Gunman shot dead after killing 2 in French supermarket
Paris : A gunman was shot dead after killing at least two people in a hostage situation at a supermarket in a southern French town on Friday in what officials treated as “an act of terror”.
The incident unfolded in the morning at a Super U supermarket in Trebes town where the attacker opened fire and held several people hostage. Police stormed into the supermarket leading to a standoff that lasted about three hours, CNN reported.
Reports said the gunman, who pledged allegiance to the Islamic State terror group, killed two hostages before he was shot dead by the police. “The hostage-taker has been shot down,” Interior Minister Gérard Collomb said on his Twitter account.
Later in a press conference, Collomb identified the alleged assailant as a 26-year-old common criminal and small-time drug dealer.
Earlier in the day the same man had shot at a group of police officers in city of Carcassonne, injuring one.
The gunman, believed to be a Moroccan and reportedly known to French intelligence services, was said to be heavily armed and asked for the release of Salah Abdeslam, the key surviving suspect in the 2015 Paris attacks which killed 130 people.

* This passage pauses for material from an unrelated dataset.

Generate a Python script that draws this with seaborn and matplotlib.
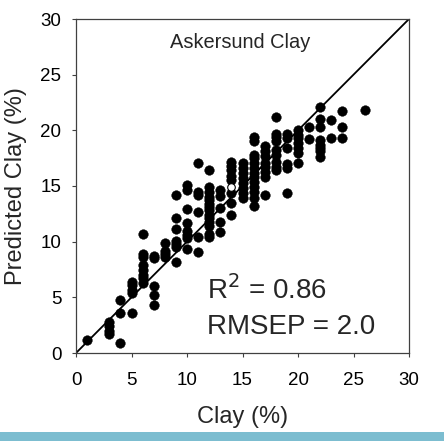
import numpy as np
import pandas as pd
import matplotlib
matplotlib.use("Agg")
import matplotlib.pyplot as plt
import seaborn as sns

# Measured clay (%) columns and their predicted values
clay_levels = [1, 3, 4, 5, 6, 7, 8, 9, 10, 11, 12, 13, 14, 15, 16, 17, 18, 19, 20, 21, 22, 23, 24, 26]
predicted = [
    [1.2],
    [2.8, 2.4, 2.0, 1.7],
    [4.8, 3.6, 0.9],
    [6.4, 6.1, 5.7, 5.4, 3.6],
    [10.7, 8.9, 8.6, 7.9, 7.5, 7.0, 6.7, 6.3],
    [8.7, 8.5, 6.0, 5.2, 4.3],
    [9.9, 9.2, 8.9, 8.6],
    [14.2, 12.1, 11.1, 10.1, 9.8, 9.5, 8.2],
    [15.1, 14.6, 12.9, 11.7, 11.0, 10.6, 10.3, 9.3],
    [17.1, 14.5, 14.2, 12.7, 10.4, 9.1],
    [16.4, 14.9, 14.5, 14.0, 13.7, 13.4, 13.1, 12.8, 12.4, 12.1, 11.8, 11.4, 10.7, 10.4],
    [14.6, 14.1, 13.0, 11.8, 10.9],
    [17.2, 16.8, 16.4, 15.9, 15.5, 14.4, 13.5, 12.4],
    [17.1, 16.6, 16.2, 15.7, 15.3, 14.8, 14.4, 13.9],
    [19.4, 19.0, 17.8, 17.5, 17.1, 16.6, 16.2, 15.8, 15.4, 14.9, 14.5, 13.9, 13.2],
    [18.6, 18.1, 17.7, 17.1, 16.7, 16.3, 15.85, 14.2],
    [21.2, 19.7, 19.4, 19.0, 18.2, 17.8, 17.2, 16.7, 16.4],
    [19.7, 19.3, 18.4, 17.0, 16.6, 14.4],
    [20.0, 19.6, 19.3, 18.85, 18.4, 18.0, 17.1],
    [20.3, 19.2],
    [22.1, 21.0, 20.3, 19.1, 18.7, 18.4, 18.1, 17.6],
    [20.9, 19.3],
    [21.7, 20.3, 19.3],
    [21.8],
]
# single hollow marker
open_x = [14]
open_y = [14.9]

line_xy = [0, 30]
ticks = [0, 5, 10, 15, 20, 25, 30]

rows = [(x, y) for x, ys in zip(clay_levels, predicted) for y in ys]
df = pd.DataFrame(rows, columns=["clay", "pred"])

sns.set_style("white")
plt.rcParams["font.family"] = ["Liberation Sans", "DejaVu Sans"]

fig = plt.figure(figsize=(4.44, 4.41), dpi=100)
ax = fig.add_axes([76/444, 1-353/441, 333/444, 334/441])

ax.plot(line_xy, line_xy, color="black", lw=1.3, zorder=1)
sns.scatterplot(data=df, x="clay", y="pred", ax=ax, color="black", s=48,
                edgecolor="black", linewidth=0.3, zorder=2)
ax.scatter(open_x, open_y, s=30, facecolor="white", edgecolor="black", linewidth=0.8, zorder=3)

ax.set_xlim(0, 30)
ax.set_ylim(0, 30)
ax.set_xticks(ticks)
ax.set_yticks(ticks)
ax.tick_params(axis="both", direction="out", length=3, width=0.8, labelsize=13.5,
               bottom=True, left=True, top=False, right=False, colors="#404040",
               labelcolor="black")
ax.tick_params(axis="x", pad=10.5)
ax.tick_params(axis="y", pad=7.5)
for sp in ax.spines.values():
    sp.set_color("#404040")
    sp.set_linewidth(0.9)

ax.set_xlabel("Clay (%)", fontsize=17, labelpad=12.5)
ax.set_ylabel("Predicted Clay (%)", fontsize=17, labelpad=10)

ax.text(14.8, 27.9, "Askersund Clay", ha="center", va="center", fontsize=14.4)
ax.text(11.8, 4.85, "R$^2$ = 0.86", ha="left", va="baseline", fontsize=20)
ax.text(11.8, 1.7, "RMSEP = 2.0", ha="left", va="baseline", fontsize=20)

fig.patches.append(matplotlib.patches.Rectangle((0, 0), 1, 9/441, transform=fig.transFigure,
                                                 facecolor="#7CBDD0", edgecolor="none"))
fig.savefig("out.png", dpi=100)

French Prime Minister Edouard Philippe said on Twitter that all information about the supermarket attack pointed to “an act of terror”. The Paris prosecutor’s office said it was opening an investigation into a “terrorist act”, as well as murder and attempted murder.
French President Emmanuel Macron, who was in Brussels at an EU leaders’ summit, described the hostage incident as a “terror attack” and said he would return to the country promptly.
“Everything leads us to believe that it is indeed a terror attack which is, as I said, still ongoing. The police … intervened in a very coordinated manner after what was first an attack against police officers,” Macron said at a press conference alongside German Chancellor Angela Merkel.
France has been hit with several deadly terror attacks since 2015 and has been on high alert since. A state of Emergency put in place after the 2015 attacks in Paris was lifted in October.